En l’an 1631, le frère cadet de Jean Poquelin, Nicolas Poquelin, tapissier ordinaire de la maison du roi, se démit de son office au profit de son aîné[1]. Les tapissiers du roi n’étaient que huit en charge et servaient deux à deux par quartier. Leur service était d’aider tous les jours les valets de chambre à faire le lit du roi ; ils avaient en garde, pendant leur quartier, les meubles de campagne dans les châteaux où séjournait la cour, et ils faisaient les meubles de Sa Majesté. Ils étaient de plus préposés à la tenture des maisons sur le passage des processions. Ils recevaient trois cents livres de gages, plus trente-sept livres dix sols de récompense[2]. C’était donc une charge honorable et lucrative. Jean Poquelin prit soin d’en assurer la survivance à son fils aîné.

Ce Jean Poquelin fit à sa femme, en moins de onze ans, six enfants, dont deux moururent en bas âge. La maison était bien pourvue de linge et d’argenterie, abondante en meubles recouverts de tapisserie. Marie Cressé portait des cotillons en gros de Naples, en ratine de Florence ou en moire.

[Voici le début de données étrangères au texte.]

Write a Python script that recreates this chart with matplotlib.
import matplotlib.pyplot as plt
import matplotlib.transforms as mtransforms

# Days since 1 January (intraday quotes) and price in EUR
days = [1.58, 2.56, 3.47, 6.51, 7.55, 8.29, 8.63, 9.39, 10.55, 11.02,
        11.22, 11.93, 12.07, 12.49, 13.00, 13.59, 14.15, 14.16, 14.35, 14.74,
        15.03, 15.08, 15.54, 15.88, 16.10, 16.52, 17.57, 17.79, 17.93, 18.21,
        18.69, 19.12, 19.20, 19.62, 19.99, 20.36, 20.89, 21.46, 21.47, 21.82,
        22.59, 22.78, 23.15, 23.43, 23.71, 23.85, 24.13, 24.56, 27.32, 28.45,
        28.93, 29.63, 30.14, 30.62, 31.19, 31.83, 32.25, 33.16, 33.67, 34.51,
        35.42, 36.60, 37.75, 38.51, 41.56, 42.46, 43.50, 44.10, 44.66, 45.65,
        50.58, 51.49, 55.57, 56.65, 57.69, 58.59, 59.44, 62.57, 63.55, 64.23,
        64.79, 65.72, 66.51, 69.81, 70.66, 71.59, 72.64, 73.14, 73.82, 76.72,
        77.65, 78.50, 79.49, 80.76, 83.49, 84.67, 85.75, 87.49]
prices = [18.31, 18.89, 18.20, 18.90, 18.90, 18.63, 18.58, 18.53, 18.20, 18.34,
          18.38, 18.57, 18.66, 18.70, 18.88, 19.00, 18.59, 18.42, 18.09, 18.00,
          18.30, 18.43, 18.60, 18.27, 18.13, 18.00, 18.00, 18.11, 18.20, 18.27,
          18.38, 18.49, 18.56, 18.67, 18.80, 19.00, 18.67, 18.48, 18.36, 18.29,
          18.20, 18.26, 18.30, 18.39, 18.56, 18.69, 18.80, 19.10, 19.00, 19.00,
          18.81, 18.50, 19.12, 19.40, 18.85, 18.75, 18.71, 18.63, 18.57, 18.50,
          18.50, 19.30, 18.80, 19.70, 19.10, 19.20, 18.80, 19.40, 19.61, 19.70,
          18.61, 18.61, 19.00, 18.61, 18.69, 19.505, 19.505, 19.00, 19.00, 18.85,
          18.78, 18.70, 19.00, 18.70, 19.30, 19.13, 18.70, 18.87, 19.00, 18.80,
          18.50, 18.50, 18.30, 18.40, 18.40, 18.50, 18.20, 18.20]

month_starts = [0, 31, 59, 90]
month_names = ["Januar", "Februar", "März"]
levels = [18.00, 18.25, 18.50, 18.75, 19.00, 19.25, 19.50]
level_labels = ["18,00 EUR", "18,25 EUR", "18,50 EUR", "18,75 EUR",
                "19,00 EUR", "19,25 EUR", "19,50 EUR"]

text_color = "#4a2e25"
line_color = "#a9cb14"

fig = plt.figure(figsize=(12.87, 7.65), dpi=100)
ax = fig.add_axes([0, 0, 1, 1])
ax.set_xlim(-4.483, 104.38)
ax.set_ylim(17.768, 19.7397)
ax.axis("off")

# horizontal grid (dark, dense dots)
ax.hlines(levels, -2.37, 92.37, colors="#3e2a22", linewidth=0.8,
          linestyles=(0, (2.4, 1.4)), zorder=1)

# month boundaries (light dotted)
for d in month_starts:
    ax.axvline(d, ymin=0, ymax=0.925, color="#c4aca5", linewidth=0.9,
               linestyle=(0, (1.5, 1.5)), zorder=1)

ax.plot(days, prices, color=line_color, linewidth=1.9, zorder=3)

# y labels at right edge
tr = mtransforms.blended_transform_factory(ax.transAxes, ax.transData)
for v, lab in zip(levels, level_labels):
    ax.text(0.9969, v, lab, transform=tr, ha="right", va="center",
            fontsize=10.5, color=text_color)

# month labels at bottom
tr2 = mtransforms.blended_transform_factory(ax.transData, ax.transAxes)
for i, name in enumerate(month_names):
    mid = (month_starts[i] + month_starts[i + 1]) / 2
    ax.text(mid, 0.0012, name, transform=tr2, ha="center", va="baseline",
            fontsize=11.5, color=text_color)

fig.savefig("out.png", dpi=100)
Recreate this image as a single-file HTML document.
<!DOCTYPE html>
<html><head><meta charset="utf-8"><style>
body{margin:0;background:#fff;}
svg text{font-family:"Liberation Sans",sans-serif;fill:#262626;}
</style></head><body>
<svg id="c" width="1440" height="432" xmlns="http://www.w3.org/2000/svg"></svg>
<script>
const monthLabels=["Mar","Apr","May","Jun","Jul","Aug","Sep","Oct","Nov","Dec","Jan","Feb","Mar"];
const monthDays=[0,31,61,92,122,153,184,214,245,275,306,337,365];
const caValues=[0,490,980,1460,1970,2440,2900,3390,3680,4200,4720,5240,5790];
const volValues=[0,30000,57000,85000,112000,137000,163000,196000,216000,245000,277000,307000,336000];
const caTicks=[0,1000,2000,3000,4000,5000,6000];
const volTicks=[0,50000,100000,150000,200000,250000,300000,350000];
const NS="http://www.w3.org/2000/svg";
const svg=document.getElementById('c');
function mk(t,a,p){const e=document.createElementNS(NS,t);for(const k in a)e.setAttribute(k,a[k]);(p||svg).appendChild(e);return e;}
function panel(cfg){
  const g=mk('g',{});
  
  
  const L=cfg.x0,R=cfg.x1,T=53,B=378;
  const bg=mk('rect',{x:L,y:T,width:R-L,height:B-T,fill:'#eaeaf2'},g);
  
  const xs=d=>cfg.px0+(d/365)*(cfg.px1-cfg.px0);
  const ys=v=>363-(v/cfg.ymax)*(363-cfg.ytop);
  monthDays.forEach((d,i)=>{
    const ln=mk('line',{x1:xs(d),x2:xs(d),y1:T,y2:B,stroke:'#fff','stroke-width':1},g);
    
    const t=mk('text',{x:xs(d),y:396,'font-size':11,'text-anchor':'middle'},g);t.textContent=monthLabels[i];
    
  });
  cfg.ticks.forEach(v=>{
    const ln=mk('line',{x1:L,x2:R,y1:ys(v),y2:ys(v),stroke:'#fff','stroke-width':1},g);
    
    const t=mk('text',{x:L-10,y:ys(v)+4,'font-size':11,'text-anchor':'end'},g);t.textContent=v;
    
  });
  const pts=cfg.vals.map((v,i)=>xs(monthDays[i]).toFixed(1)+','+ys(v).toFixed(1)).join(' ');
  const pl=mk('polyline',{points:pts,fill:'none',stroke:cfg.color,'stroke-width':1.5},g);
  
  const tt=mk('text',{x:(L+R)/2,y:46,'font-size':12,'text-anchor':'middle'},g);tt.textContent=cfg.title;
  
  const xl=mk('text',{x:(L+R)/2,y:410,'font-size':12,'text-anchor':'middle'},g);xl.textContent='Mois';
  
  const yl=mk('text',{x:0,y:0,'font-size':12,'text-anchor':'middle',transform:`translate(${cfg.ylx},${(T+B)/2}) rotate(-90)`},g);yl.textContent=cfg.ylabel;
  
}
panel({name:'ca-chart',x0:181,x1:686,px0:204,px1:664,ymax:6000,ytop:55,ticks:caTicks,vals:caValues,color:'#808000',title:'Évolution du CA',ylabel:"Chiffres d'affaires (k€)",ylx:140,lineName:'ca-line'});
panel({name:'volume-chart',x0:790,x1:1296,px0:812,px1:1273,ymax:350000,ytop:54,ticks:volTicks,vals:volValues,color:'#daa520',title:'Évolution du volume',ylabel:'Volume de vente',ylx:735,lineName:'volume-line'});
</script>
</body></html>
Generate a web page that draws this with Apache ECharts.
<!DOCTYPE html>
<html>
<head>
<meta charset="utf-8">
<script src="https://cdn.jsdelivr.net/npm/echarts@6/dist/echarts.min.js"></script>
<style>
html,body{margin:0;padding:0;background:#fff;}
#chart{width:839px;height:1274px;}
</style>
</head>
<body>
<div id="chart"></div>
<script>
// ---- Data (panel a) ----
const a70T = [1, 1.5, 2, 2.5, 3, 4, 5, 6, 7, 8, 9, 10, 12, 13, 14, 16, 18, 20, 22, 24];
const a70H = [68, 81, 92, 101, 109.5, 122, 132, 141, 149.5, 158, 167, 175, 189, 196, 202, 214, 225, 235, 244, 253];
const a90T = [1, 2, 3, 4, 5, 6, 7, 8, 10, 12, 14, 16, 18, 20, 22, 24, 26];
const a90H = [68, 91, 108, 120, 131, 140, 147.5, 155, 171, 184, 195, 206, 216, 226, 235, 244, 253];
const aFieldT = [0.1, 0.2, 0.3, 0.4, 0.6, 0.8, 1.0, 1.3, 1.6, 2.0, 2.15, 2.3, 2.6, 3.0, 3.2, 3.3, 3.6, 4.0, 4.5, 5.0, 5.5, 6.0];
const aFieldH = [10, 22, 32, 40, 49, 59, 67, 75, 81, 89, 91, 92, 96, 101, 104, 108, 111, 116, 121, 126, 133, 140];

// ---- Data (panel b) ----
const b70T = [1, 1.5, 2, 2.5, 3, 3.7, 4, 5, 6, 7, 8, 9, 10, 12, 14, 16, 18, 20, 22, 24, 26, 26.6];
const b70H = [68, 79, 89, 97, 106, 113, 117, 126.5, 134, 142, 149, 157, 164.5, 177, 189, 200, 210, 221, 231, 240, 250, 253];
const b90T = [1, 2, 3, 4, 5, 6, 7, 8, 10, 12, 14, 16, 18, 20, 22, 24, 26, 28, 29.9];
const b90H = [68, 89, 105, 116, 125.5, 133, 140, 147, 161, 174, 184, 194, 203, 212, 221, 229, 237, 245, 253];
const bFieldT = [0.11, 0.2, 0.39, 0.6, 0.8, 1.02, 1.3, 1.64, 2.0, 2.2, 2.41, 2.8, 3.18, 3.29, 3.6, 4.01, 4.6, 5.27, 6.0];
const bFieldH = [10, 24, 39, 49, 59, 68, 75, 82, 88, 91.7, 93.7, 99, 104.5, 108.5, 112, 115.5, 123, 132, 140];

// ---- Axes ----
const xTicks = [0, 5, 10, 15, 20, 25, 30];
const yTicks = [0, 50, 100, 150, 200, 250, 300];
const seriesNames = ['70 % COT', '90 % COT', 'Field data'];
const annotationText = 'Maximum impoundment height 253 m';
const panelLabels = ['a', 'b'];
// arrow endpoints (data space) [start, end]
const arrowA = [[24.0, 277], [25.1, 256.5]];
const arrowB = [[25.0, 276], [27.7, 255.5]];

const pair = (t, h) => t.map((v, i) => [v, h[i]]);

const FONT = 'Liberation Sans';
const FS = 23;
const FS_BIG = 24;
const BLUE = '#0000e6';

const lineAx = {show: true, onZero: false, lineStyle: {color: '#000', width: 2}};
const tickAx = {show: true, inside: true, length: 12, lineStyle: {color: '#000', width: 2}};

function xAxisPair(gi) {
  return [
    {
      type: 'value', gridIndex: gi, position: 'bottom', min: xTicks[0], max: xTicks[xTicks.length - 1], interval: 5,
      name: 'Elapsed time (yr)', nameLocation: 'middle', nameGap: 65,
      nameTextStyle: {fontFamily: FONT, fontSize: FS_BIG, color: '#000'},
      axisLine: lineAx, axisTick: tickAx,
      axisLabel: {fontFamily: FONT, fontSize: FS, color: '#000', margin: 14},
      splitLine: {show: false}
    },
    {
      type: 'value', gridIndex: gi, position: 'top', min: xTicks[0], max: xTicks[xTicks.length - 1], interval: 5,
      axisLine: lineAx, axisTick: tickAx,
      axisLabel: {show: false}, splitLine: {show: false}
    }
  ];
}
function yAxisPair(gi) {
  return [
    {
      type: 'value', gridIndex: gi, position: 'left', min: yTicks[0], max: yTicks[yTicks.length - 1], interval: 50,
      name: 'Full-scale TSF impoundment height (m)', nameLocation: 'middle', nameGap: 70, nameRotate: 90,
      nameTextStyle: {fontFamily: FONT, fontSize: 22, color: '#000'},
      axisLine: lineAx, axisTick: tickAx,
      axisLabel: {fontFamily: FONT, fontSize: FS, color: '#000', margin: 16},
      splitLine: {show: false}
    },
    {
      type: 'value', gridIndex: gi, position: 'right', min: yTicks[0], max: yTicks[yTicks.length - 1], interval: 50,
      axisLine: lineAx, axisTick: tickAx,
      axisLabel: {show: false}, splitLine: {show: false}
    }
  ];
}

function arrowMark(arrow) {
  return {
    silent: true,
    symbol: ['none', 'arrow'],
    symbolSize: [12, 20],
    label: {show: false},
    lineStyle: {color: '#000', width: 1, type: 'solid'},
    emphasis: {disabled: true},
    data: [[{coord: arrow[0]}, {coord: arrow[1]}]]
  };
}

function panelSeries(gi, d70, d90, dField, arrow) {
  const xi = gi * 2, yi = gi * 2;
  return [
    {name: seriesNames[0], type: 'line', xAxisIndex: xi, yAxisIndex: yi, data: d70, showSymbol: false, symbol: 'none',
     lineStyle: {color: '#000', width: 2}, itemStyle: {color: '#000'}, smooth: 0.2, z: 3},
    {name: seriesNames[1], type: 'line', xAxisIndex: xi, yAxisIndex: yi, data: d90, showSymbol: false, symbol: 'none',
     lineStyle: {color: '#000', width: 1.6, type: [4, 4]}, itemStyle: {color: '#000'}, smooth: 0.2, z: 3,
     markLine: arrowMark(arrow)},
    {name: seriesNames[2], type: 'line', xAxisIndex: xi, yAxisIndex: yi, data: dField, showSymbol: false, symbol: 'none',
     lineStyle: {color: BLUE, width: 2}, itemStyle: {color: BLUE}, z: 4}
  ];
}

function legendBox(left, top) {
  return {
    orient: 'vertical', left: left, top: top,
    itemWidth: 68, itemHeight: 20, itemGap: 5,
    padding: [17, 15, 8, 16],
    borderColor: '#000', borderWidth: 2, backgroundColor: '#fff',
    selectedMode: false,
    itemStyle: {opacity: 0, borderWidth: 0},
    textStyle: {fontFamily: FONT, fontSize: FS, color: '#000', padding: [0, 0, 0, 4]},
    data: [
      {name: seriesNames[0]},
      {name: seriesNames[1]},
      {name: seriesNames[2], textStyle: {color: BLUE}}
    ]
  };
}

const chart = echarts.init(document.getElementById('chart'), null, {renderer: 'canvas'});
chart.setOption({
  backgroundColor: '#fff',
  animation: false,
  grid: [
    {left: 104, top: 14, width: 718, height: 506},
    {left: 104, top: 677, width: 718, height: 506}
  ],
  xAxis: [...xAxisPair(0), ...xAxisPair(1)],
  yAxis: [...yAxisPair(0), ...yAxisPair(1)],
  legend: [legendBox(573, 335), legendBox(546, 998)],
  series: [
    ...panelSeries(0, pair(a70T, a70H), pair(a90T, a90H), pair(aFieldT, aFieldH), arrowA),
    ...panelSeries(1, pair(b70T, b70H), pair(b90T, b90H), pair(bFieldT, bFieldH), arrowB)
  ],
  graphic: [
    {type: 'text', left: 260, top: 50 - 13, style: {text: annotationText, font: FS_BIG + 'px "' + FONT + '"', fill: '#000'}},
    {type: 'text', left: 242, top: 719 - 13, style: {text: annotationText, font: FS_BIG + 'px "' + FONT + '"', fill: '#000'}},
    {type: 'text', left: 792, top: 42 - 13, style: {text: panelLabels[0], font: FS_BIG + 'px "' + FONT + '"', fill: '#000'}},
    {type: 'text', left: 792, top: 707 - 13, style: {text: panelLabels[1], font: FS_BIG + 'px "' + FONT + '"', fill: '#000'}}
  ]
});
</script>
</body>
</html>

Elle se parait de bijoux fort beaux, bracelets, colliers, pendants d’oreilles en perles fines, chaînes d’or, deux montres, l’une en or émaillé, l’autre en argent ciselé, quatorze bagues ornées de diamants, d’émeraudes et



  1. Recherches sur Molière, document II, pp. 146 et 147.
  2. A. Bazin, Notes historiques sur la vie de Molière, p. 7.